Copy the data exactly as it appears, and do not include any pictures.
[BEGIN Dataset content]
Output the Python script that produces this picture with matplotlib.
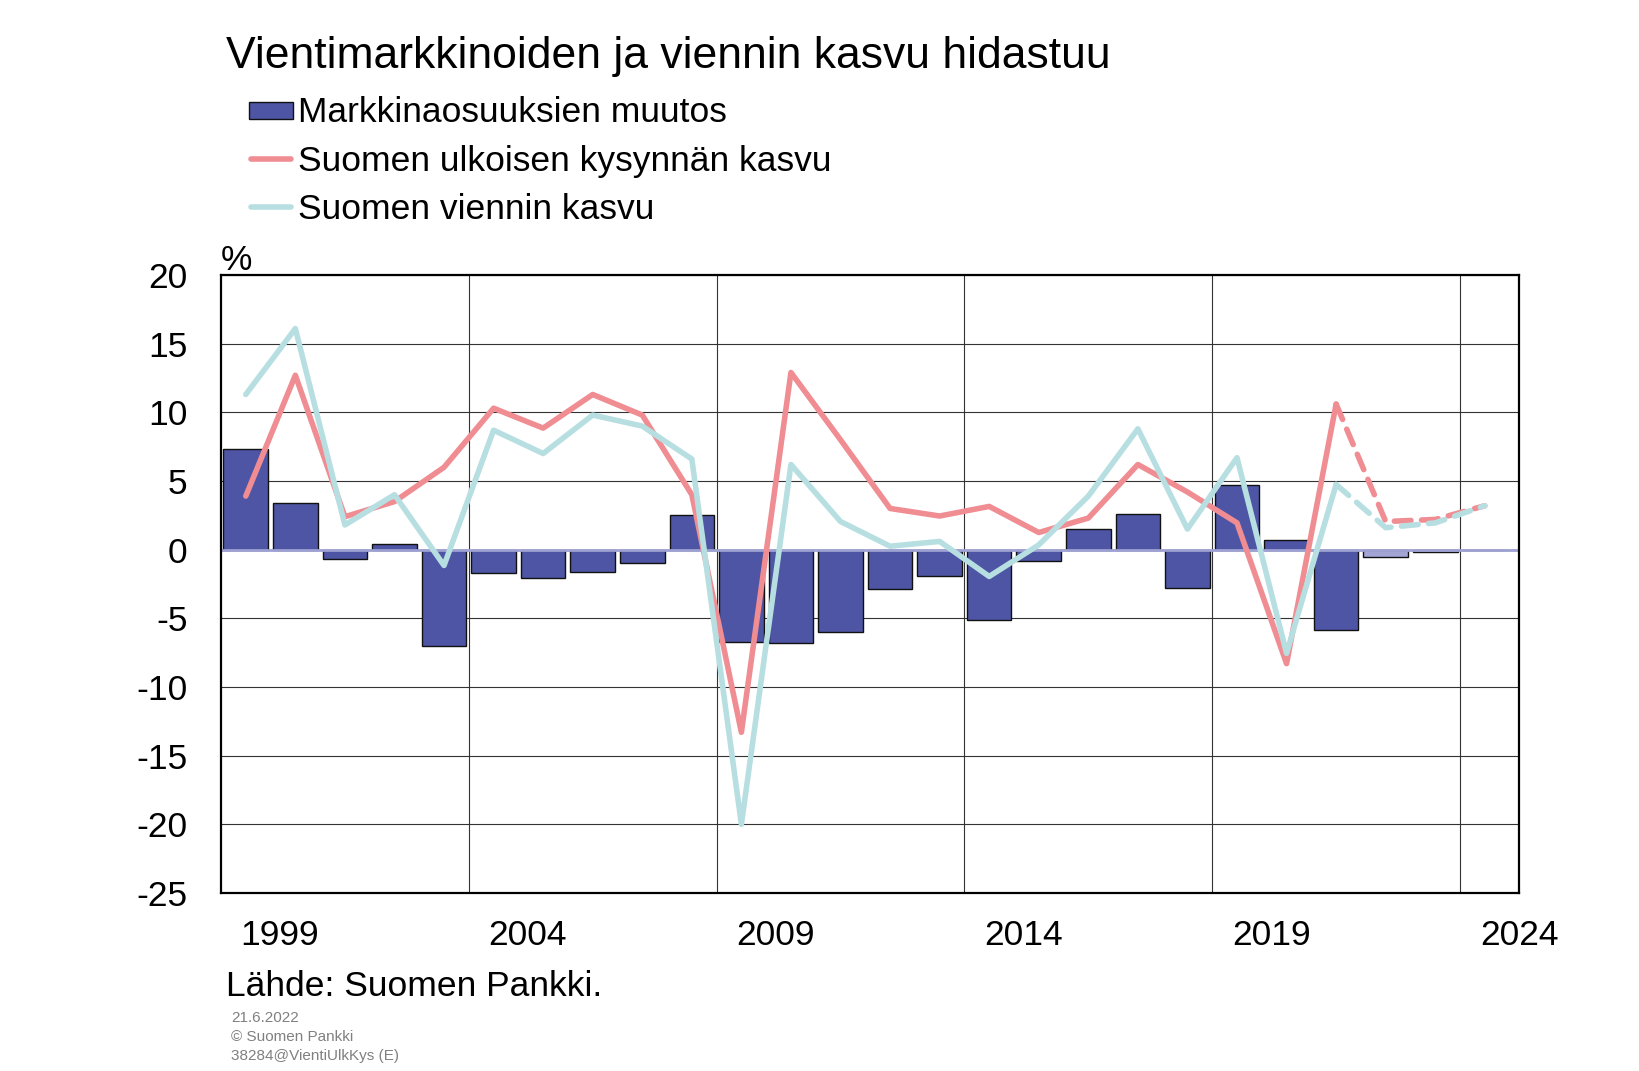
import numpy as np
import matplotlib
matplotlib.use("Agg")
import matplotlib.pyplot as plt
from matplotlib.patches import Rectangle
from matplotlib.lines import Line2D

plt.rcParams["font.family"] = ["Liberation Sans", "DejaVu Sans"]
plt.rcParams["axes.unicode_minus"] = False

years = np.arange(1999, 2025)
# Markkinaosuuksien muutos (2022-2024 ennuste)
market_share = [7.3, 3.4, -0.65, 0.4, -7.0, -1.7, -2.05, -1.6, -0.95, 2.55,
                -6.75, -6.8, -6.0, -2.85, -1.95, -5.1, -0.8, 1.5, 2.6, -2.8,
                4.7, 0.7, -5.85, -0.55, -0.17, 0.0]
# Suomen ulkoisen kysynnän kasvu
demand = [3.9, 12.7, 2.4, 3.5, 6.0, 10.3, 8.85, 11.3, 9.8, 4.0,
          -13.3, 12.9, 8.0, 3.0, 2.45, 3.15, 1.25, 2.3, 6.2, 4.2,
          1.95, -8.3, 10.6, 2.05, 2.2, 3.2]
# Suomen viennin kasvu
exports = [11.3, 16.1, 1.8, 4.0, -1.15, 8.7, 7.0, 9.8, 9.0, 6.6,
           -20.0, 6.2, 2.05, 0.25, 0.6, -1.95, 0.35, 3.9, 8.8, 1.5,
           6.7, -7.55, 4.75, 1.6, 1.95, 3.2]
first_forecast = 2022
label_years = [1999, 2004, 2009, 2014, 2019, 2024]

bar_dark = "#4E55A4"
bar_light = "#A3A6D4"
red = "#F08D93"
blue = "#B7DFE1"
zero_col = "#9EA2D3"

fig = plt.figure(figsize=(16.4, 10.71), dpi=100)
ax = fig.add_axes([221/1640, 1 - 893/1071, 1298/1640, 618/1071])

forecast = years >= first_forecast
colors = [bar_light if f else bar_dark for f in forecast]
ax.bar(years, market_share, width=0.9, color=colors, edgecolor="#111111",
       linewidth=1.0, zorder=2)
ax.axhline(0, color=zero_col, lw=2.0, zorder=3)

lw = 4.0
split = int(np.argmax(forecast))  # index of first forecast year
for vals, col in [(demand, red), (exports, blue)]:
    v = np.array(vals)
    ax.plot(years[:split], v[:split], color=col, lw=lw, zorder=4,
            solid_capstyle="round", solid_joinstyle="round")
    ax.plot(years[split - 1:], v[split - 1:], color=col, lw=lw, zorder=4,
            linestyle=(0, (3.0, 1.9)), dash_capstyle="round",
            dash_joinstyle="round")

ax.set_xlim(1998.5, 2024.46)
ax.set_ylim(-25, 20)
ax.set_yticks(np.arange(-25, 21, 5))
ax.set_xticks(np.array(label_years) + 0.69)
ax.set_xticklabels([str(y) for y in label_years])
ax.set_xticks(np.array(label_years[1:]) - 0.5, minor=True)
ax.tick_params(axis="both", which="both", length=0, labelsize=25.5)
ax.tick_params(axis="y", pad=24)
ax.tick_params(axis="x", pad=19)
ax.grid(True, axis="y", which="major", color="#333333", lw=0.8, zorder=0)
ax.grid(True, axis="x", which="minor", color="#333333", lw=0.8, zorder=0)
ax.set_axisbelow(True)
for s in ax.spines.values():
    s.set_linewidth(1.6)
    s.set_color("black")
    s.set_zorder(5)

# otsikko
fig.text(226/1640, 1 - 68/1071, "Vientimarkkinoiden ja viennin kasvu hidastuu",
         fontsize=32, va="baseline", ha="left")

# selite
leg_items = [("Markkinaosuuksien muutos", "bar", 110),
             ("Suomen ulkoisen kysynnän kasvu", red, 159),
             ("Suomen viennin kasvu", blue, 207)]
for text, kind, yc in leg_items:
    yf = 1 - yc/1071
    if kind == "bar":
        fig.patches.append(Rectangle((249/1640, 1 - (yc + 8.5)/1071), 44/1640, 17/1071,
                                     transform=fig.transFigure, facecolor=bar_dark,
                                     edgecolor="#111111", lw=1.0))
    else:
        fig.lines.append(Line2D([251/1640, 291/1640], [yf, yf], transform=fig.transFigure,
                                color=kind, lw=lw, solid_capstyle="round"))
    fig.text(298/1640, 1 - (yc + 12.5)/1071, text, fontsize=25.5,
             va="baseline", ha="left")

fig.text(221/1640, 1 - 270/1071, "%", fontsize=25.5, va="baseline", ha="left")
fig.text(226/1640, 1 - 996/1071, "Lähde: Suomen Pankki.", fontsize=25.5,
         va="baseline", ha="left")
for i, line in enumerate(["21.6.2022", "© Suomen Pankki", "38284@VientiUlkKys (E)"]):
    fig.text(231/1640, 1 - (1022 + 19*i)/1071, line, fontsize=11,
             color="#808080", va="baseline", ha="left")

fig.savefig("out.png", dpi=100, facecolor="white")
[END Dataset content]
* **Answer to the exercise**:
Output the Python script that produces this picture with matplotlib.
import numpy as np
import matplotlib
matplotlib.use("Agg")
import matplotlib.pyplot as plt
from matplotlib.patches import Rectangle
from matplotlib.lines import Line2D

plt.rcParams["font.family"] = ["Liberation Sans", "DejaVu Sans"]
plt.rcParams["axes.unicode_minus"] = False

years = np.arange(1999, 2025)
# Markkinaosuuksien muutos (2022-2024 ennuste)
market_share = [7.3, 3.4, -0.65, 0.4, -7.0, -1.7, -2.05, -1.6, -0.95, 2.55,
                -6.75, -6.8, -6.0, -2.85, -1.95, -5.1, -0.8, 1.5, 2.6, -2.8,
                4.7, 0.7, -5.85, -0.55, -0.17, 0.0]
# Suomen ulkoisen kysynnän kasvu
demand = [3.9, 12.7, 2.4, 3.5, 6.0, 10.3, 8.85, 11.3, 9.8, 4.0,
          -13.3, 12.9, 8.0, 3.0, 2.45, 3.15, 1.25, 2.3, 6.2, 4.2,
          1.95, -8.3, 10.6, 2.05, 2.2, 3.2]
# Suomen viennin kasvu
exports = [11.3, 16.1, 1.8, 4.0, -1.15, 8.7, 7.0, 9.8, 9.0, 6.6,
           -20.0, 6.2, 2.05, 0.25, 0.6, -1.95, 0.35, 3.9, 8.8, 1.5,
           6.7, -7.55, 4.75, 1.6, 1.95, 3.2]
first_forecast = 2022
label_years = [1999, 2004, 2009, 2014, 2019, 2024]

bar_dark = "#4E55A4"
bar_light = "#A3A6D4"
red = "#F08D93"
blue = "#B7DFE1"
zero_col = "#9EA2D3"

fig = plt.figure(figsize=(16.4, 10.71), dpi=100)
ax = fig.add_axes([221/1640, 1 - 893/1071, 1298/1640, 618/1071])

forecast = years >= first_forecast
colors = [bar_light if f else bar_dark for f in forecast]
ax.bar(years, market_share, width=0.9, color=colors, edgecolor="#111111",
       linewidth=1.0, zorder=2)
ax.axhline(0, color=zero_col, lw=2.0, zorder=3)

lw = 4.0
split = int(np.argmax(forecast))  # index of first forecast year
for vals, col in [(demand, red), (exports, blue)]:
    v = np.array(vals)
    ax.plot(years[:split], v[:split], color=col, lw=lw, zorder=4,
            solid_capstyle="round", solid_joinstyle="round")
    ax.plot(years[split - 1:], v[split - 1:], color=col, lw=lw, zorder=4,
            linestyle=(0, (3.0, 1.9)), dash_capstyle="round",
            dash_joinstyle="round")

ax.set_xlim(1998.5, 2024.46)
ax.set_ylim(-25, 20)
ax.set_yticks(np.arange(-25, 21, 5))
ax.set_xticks(np.array(label_years) + 0.69)
ax.set_xticklabels([str(y) for y in label_years])
ax.set_xticks(np.array(label_years[1:]) - 0.5, minor=True)
ax.tick_params(axis="both", which="both", length=0, labelsize=25.5)
ax.tick_params(axis="y", pad=24)
ax.tick_params(axis="x", pad=19)
ax.grid(True, axis="y", which="major", color="#333333", lw=0.8, zorder=0)
ax.grid(True, axis="x", which="minor", color="#333333", lw=0.8, zorder=0)
ax.set_axisbelow(True)
for s in ax.spines.values():
    s.set_linewidth(1.6)
    s.set_color("black")
    s.set_zorder(5)

# otsikko
fig.text(226/1640, 1 - 68/1071, "Vientimarkkinoiden ja viennin kasvu hidastuu",
         fontsize=32, va="baseline", ha="left")

# selite
leg_items = [("Markkinaosuuksien muutos", "bar", 110),
             ("Suomen ulkoisen kysynnän kasvu", red, 159),
             ("Suomen viennin kasvu", blue, 207)]
for text, kind, yc in leg_items:
    yf = 1 - yc/1071
    if kind == "bar":
        fig.patches.append(Rectangle((249/1640, 1 - (yc + 8.5)/1071), 44/1640, 17/1071,
                                     transform=fig.transFigure, facecolor=bar_dark,
                                     edgecolor="#111111", lw=1.0))
    else:
        fig.lines.append(Line2D([251/1640, 291/1640], [yf, yf], transform=fig.transFigure,
                                color=kind, lw=lw, solid_capstyle="round"))
    fig.text(298/1640, 1 - (yc + 12.5)/1071, text, fontsize=25.5,
             va="baseline", ha="left")

fig.text(221/1640, 1 - 270/1071, "%", fontsize=25.5, va="baseline", ha="left")
fig.text(226/1640, 1 - 996/1071, "Lähde: Suomen Pankki.", fontsize=25.5,
         va="baseline", ha="left")
for i, line in enumerate(["21.6.2022", "© Suomen Pankki", "38284@VientiUlkKys (E)"]):
    fig.text(231/1640, 1 - (1022 + 19*i)/1071, line, fontsize=11,
             color="#808080", va="baseline", ha="left")

fig.savefig("out.png", dpi=100, facecolor="white")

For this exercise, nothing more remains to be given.